Hurvitz S.,University of California at Los Angeles |
Allen H.,Translational Oncology Research International |
Moroose R.,Translational Oncology Research International |
Chan D.,Translational Oncology Research International |
And 10 more authors.
Clinical Breast Cancer | Year: 2010
Introduction: Addition of the antiangiogenic agent bevacizumab to paclitaxel significantly improves response rates and progression-free survival for metastatic breast cancer (MBC). To assess the activity of docetaxel plus bevacizumab, a multicenter phase II trial was conducted. Patients and Methods: Patients with measurable first-line HER2/neu-negative MBC were eligible. This trial began as a 2-arm study with a docetaxel-alone arm.
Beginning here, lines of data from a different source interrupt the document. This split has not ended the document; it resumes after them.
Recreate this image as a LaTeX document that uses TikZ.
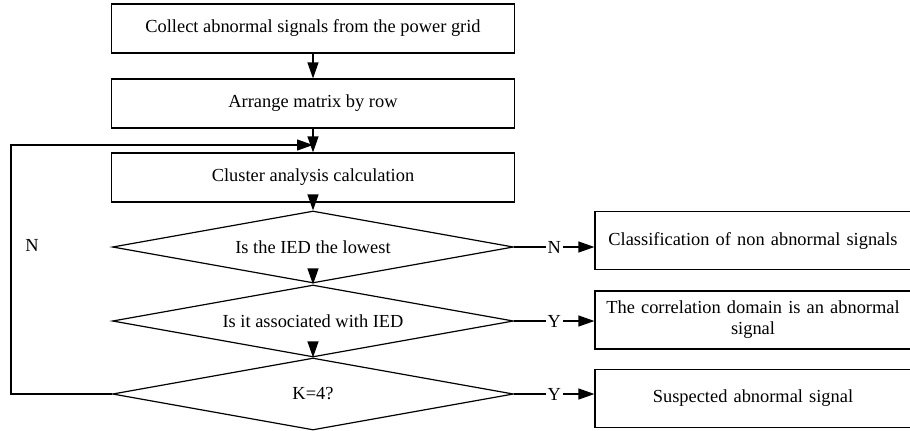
\documentclass[tikz,border=0pt]{standalone}
\usepackage{fontspec}
\setmainfont{Liberation Serif}
\usetikzlibrary{arrows.meta,shapes.geometric}

\begin{document}
\begin{tikzpicture}[x=0.5pt, y=-0.5pt,
		every node/.style={font=\fontsize{9.2}{10.5}\selectfont},
		stepbox/.style={draw, line width=0.6pt, minimum width=201.5pt, minimum height=24.5pt, inner sep=0pt},
		outbox/.style={draw, line width=0.6pt, minimum width=158pt, minimum height=29pt, inner sep=0pt, text width=154pt, align=center},
		testbox/.style={draw, diamond, aspect=5.5, line width=0.6pt, minimum width=200.5pt, minimum height=36pt, inner sep=0pt},
		flow/.style={line width=0.6pt, -{Triangle[length=8pt, width=5.5pt]}},
		tag/.style={fill=white, inner sep=1pt}]
		%%%%% START %%%%%
		
		\useasboundingbox (0, 0) rectangle (910, 430);
		
		\node[stepbox] (box1) at (313, 28.5) {Collect abnormal signals from the power grid};
		\node[stepbox] (box2) at (313, 103.5) {Arrange matrix by row};
		\node[stepbox] (box3) at (313, 177.5) {Cluster analysis calculation};
		
		\node[testbox] (dia1) at (313, 247) {Is the IED the lowest};
		\node[testbox] (dia2) at (313, 321) {Is it associated with IED};
		\node[testbox] (dia3) at (313, 394) {K=4?};
		
		\node[outbox] (res1) at (753, 240.5) {Classification of non abnormal signals};
		\node[outbox] (res2) at (753, 320) {The correlation domain is an abnormal\\signal};
		\node[outbox] (res3) at (753, 398.5) {Suspected abnormal signal};
		
		\node (lblN) at (32, 245) {N};
		\coordinate (turn) at (11, 145);
		\coordinate (merge) at (313, 145);
		
		\draw[flow] (box1) -- (box2);
		\draw[flow] (box2) -- (box3);
		\draw[flow] (box3) -- (dia1);
		\draw[flow] (dia1.south) ++(0, -8) -- (dia2.north);
		\draw[flow] (dia2.south) ++(0, -8) -- (dia3.north);
		
		\draw[flow] (dia1.east) -- node[tag] {N} (dia1.east -| res1.west);
		\draw[flow] (dia2.east) -- node[tag] {Y} (dia2.east -| res2.west);
		\draw[flow] (dia3.east) -- node[tag] {Y} (dia3.east -| res3.west);
		
		\draw[flow] (dia3.west) -| (turn) -- (merge);
		
		%%%%% END %%%%%
	\end{tikzpicture}
\end{document}
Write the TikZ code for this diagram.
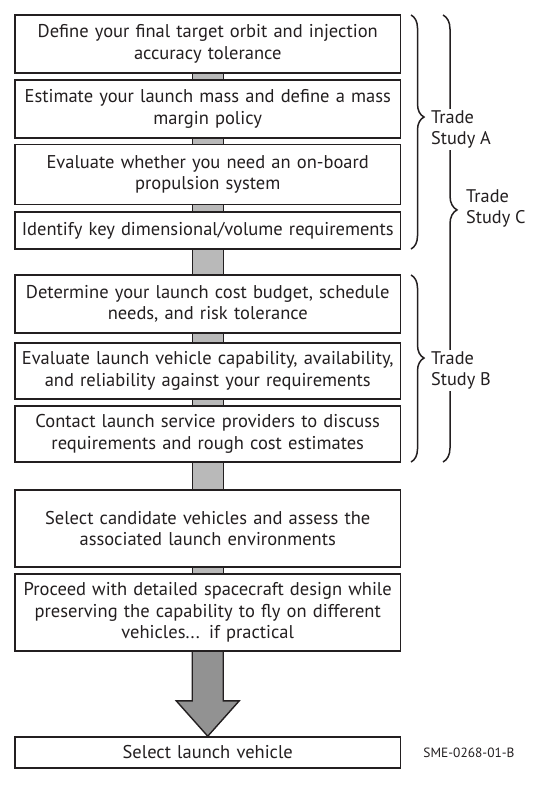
\documentclass[tikz,border=0pt]{standalone}
\usepackage{fontspec}
\setmainfont{PT Sans}
\usetikzlibrary{decorations.pathreplacing,calc}
\pgfdeclarelayer{background}
\pgfsetlayers{background,main}
\definecolor{ink}{HTML}{231F20}
\definecolor{shaftgray}{HTML}{B9B9B9}
\definecolor{arrowgray}{HTML}{929292}
\newcommand\shaftlink[2]{%
  \fill[shaftgray] ($(#1.south)+(-15.5,0)$) rectangle ($(#2.north)+(15.5,0)$);
  \draw[shaftedge] ($(#1.south)+(-15.5,0)$) -- ($(#2.north)+(-15.5,0)$);
  \draw[shaftedge] ($(#1.south)+(15.5,0)$) -- ($(#2.north)+(15.5,0)$);}
\begin{document}
\begin{tikzpicture}[x=1pt,y=-1pt,
  box/.style={draw=ink, line width=1.6pt, fill=white, text width=385.5pt,
    inner xsep=0pt, inner ysep=0pt, align=center, text=ink,
    font=\fontsize{18.5}{21.5}\selectfont},
  shaftedge/.style={draw=ink, line width=1.4pt},
  bracestyle/.style={draw=ink, line width=1.5pt, decorate},
  lab/.style={align=left, text=ink, inner sep=2pt, font=\fontsize{18.3}{21}\selectfont}]
\useasboundingbox (0,0) rectangle (556,788);
\node[box, minimum height=58pt] (n1) at (207.75,44) {Define your final target orbit and injection\\accuracy tolerance};
\node[box, minimum height=58pt] (n2) at (207.75,109) {Estimate your launch mass and define a mass\\margin policy};
\node[box, minimum height=60pt] (n3) at (207.75,174.5) {Evaluate whether you need an on-board\\propulsion system};
\node[box, minimum height=37pt] (n4) at (207.75,230.5) {Identify key dimensional/volume requirements};
\node[box, minimum height=58pt] (n5) at (207.75,304) {Determine your launch cost budget, schedule\\needs, and risk tolerance};
\node[box, minimum height=56pt] (n6) at (207.75,371) {Evaluate launch vehicle capability, availability,\\and reliability against your requirements};
\node[box, minimum height=56pt] (n7) at (207.75,434) {Contact launch service providers to discuss\\requirements and rough cost estimates};
\node[box, minimum height=77pt] (n8) at (207.75,528.5) {Select candidate vehicles and assess the\\associated launch environments};
\node[box, minimum height=77pt] (n9) at (207.75,612.5) {Proceed with detailed spacecraft design while\\preserving the capability to fly on different\\vehicles... if practical};
\node[box, minimum height=31pt] (n10) at (207.75,752.5) {Select launch vehicle};
\begin{pgfonlayer}{background}
\shaftlink{n1}{n2}
\shaftlink{n2}{n3}
\shaftlink{n3}{n4}
\shaftlink{n4}{n5}
\shaftlink{n5}{n6}
\shaftlink{n6}{n7}
\shaftlink{n7}{n8}
\shaftlink{n8}{n9}
\filldraw[fill=arrowgray, draw=ink, line width=1.4pt, line join=miter]
  ($(n9.south)+(-15.5,0)$) -- ($(n9.south)+(-15.5,49)$) -- ($(n9.south)+(-31.5,49)$)
  -- (n10.north) -- ($(n9.south)+(31.5,49)$) -- ($(n9.south)+(15.5,49)$) -- ($(n9.south)+(15.5,0)$);
\end{pgfonlayer}
\draw[bracestyle, decoration={brace, amplitude=14pt, aspect=0.436}] (443,15) -- (443,462);
\draw[bracestyle, decoration={brace, amplitude=13pt, aspect=0.436}] (411,15) -- (411,249);
\draw[bracestyle, decoration={brace, amplitude=13pt, aspect=0.444}] (411,275) -- (411,462);
\node[lab, anchor=west, fill=white] (la) at (429,129.5) {Trade\\Study A};
\node[lab, anchor=west, fill=white] (lb) at (429,370.5) {Trade\\Study B};
\node[lab, anchor=west] (lc) at (464,208) {Trade\\Study C};
\node[text=ink, inner sep=0pt, font=\fontsize{13.4}{15}\selectfont] (sme) at (469,753) {SME-0268-01-B};
\end{tikzpicture}
\end{document}
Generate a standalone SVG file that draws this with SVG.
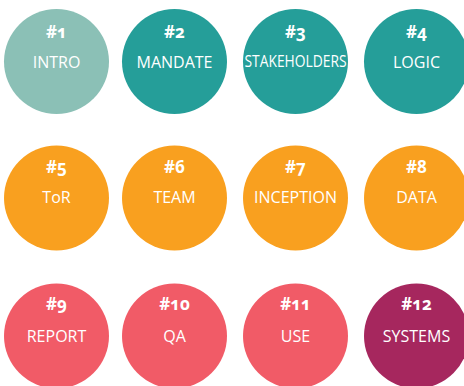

When bevacizumab became widely available, it was converted to a 1-arm open-label trial of docetaxel/bevacizumab. Patients enrolled in the docetaxel-alone arm were permitted to cross over to docetaxel/bevacizumab. Patients received bevacizumab 15 mg/kg and docetaxel 75 mg/m2 intravenously (I.V.) every 3 weeks until disease progression, unacceptable toxicity, or consent withdrawal. Results: From March 2005 to September 2006, 76 patients were enrolled. Of the 7 patients who were randomized to docetaxel alone, 6 crossed over to docetaxel/bevacizumab (included in the safety analysis only). Two patients were found to be ineligible before receiving drug. Efficacy data are based on the 67 patients who were originally enrolled in the docetaxel/bevacizumab arm and received at least 1 dose of study medication. The confirmed objective response rate is 51% (34 of 67) with 9% complete responses (6 of 67) and 42% partial responses (28 of 67). Nine additional patients (13%) had stable disease lasting ≥ 6 months. With a median follow-up of 21.7 months, the median time to progression is 9.3 months, and median overall survival is 26.3 months. Common grade 3/4 adverse events included neutropenia (33%), leukopenia/lymphopenia (25%), fatigue (22%), infection (17%), pain (16%), and hypertension (9%). Conclusion: Docetaxel/bevacizumab was generally well tolerated with manageable toxicity and promising efficacy results.